I was very taken with Hester Kaplan’s collection of short stories, “The Edge of Marriage,” which I wrote about here on 2/5/13. So I was happy to read that she had a new novel, “The Tell” (Harper Perennial, 2013). This is a rich, “thick” (to use the anthropological term) description of a marriage, a marriage that seems to be very good, but turns out to be vulnerable to danger, in this case in the form of an aging male former television star who moves in next door. Mira is an artist; Owen is a teacher. They are not terribly prosperous, but they are doing fine, living in the house she grew up in, and seem quite happy. When Wilton becomes their neighbor, he insinuates himself into their lives, although it isn’t clear what he wants beyond company, and sympathy about his estrangement from his adult daughter. Gradually he -- purposely or unconsciously -- precipitates a rift in their marriage, as Mira becomes drawn into his quest to win back the estranged daughter, and as she joins him on his frequent trips to a casino. It is unclear if there is a sexual element in Mira and Wilton’s relationship, but if there is, that is not the main issue in the rift. The main problem is the erosion of trust, the lack of honesty that enters Mira’s and Owen’s marriage.

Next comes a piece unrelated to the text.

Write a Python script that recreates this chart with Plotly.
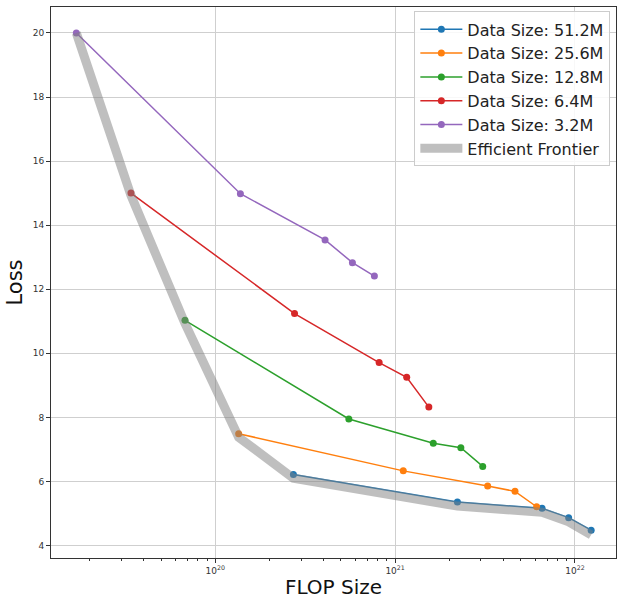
import plotly.graph_objects as go

# FLOP budgets and resulting loss for each training-data size
flops_51_2m = [2.72e20, 2.22e21, 6.56e21, 9.22e21, 1.23e22]
loss_51_2m = [6.22, 5.36, 5.16, 4.87, 4.48]

flops_25_6m = [1.35e20, 1.11e21, 3.27e21, 4.64e21, 6.12e21]
loss_25_6m = [7.49, 6.33, 5.86, 5.69, 5.21]

flops_12_8m = [6.79e19, 5.53e20, 1.63e21, 2.32e21, 3.07e21]
loss_12_8m = [11.03, 7.95, 7.19, 7.05, 6.47]

flops_6_4m = [3.40e19, 2.76e20, 8.15e20, 1.16e21, 1.54e21]
loss_6_4m = [15.0, 11.24, 9.71, 9.25, 8.32]

flops_3_2m = [1.69e19, 1.38e20, 4.08e20, 5.79e20, 7.67e20]
loss_3_2m = [20.0, 14.98, 13.54, 12.83, 12.41]

# Lower envelope across all data sizes
frontier_flops = [1.69e19, 3.40e19, 6.79e19, 1.35e20, 2.72e20, 2.22e21, 6.56e21, 9.22e21, 1.23e22]
frontier_loss = [20.0, 14.93, 10.93, 7.38, 6.10, 5.23, 5.04, 4.74, 4.33]

series_names = ["Data Size: 51.2M", "Data Size: 25.6M", "Data Size: 12.8M",
                "Data Size: 6.4M", "Data Size: 3.2M"]
series_colors = ["#1f77b4", "#ff7f0e", "#2ca02c", "#d62728", "#9467bd"]
series_x = [flops_51_2m, flops_25_6m, flops_12_8m, flops_6_4m, flops_3_2m]
series_y = [loss_51_2m, loss_25_6m, loss_12_8m, loss_6_4m, loss_3_2m]

x_tick_vals = [1e20, 1e21, 1e22]
x_tick_text = ["10<sup>20</sup>", "10<sup>21</sup>", "10<sup>22</sup>"]
y_tick_vals = [4, 6, 8, 10, 12, 14, 16, 18, 20]

fig = go.Figure()
for name, color, xs, ys in zip(series_names, series_colors, series_x, series_y):
    fig.add_trace(go.Scatter(
        x=xs, y=ys, name=name, mode="lines+markers",
        line=dict(color=color, width=1.5),
        marker=dict(color=color, size=7),
    ))

fig.add_trace(go.Scatter(
    x=frontier_flops, y=frontier_loss, name="Efficient Frontier", mode="lines",
    line=dict(color="rgba(128,128,128,0.5)", width=9),
))

minor_vals = [float(m) * 10.0 ** e for e in (19, 20, 21, 22) for m in range(2, 10)]

fig.update_layout(
    width=617, height=599,
    margin=dict(l=51, r=1, t=7, b=41),
    paper_bgcolor="white", plot_bgcolor="white",
    font=dict(family="DejaVu Sans", color="#222"),
    showlegend=True,
    legend=dict(
        x=0.99, y=0.992, xanchor="right", yanchor="top",
        bgcolor="rgba(255,255,255,0.85)", bordercolor="#cccccc", borderwidth=1,
        font=dict(size=16, color="#222"), itemwidth=42,
    ),
)

fig.update_xaxes(
    type="log", range=[19.087, 22.228],
    tickvals=x_tick_vals, ticktext=x_tick_text,
    ticks="outside", ticklen=4, tickcolor="#333",
    tickfont=dict(size=9, color="#333"),
    showgrid=True, gridcolor="#cfcfcf", gridwidth=1,
    minor=dict(tickvals=minor_vals, ticks="outside", ticklen=2, tickcolor="#333", showgrid=False),
    showline=True, linecolor="#333", linewidth=1, mirror=True,
    zeroline=False,
    title=dict(text="FLOP Size", font=dict(size=20, color="#111"), standoff=6),
)
fig.update_yaxes(
    range=[3.61, 20.81],
    tickvals=y_tick_vals,
    ticks="outside", ticklen=4, tickcolor="#333",
    tickfont=dict(size=9, color="#333"),
    showgrid=True, gridcolor="#cfcfcf", gridwidth=1,
    showline=True, linecolor="#333", linewidth=1, mirror=True,
    zeroline=False,
    title=dict(text="Loss", font=dict(size=21, color="#111"), standoff=4),
)

fig.write_html("out.html")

Wilton too has his demons, which he tries to address not only with gambling and with usurping Mira's time and attention, but with compulsively rewatching episodes of the old television show in which he starred; in a disturbing counterpoint, Mira too watches these episodes over and over, late at night as well. Yet Kaplan does not make Wilton a pure villain; we see his sadness and we sympathize with him too. He had his moments in the bright light of fame, and now – although financially secure – he subsists emotionally on the recognition he occasionally receives from, say, a woman in the supermarket who excitedly remembers him and his television show, and perhaps asks for his autograph. There is a sad and unsettling tension between the initial seeming normality of the three main characters, and the increasing abnormality of their behavior and the way they live and relate to each other and to the world. Kaplan shows enormous insight into the motivations of her characters, although never over-explaining. She is a wonderful writer. I found the book powerful, but (and?) I was somewhat shaken by the story, itself a proof of the effectiveness of Kaplan’s writing.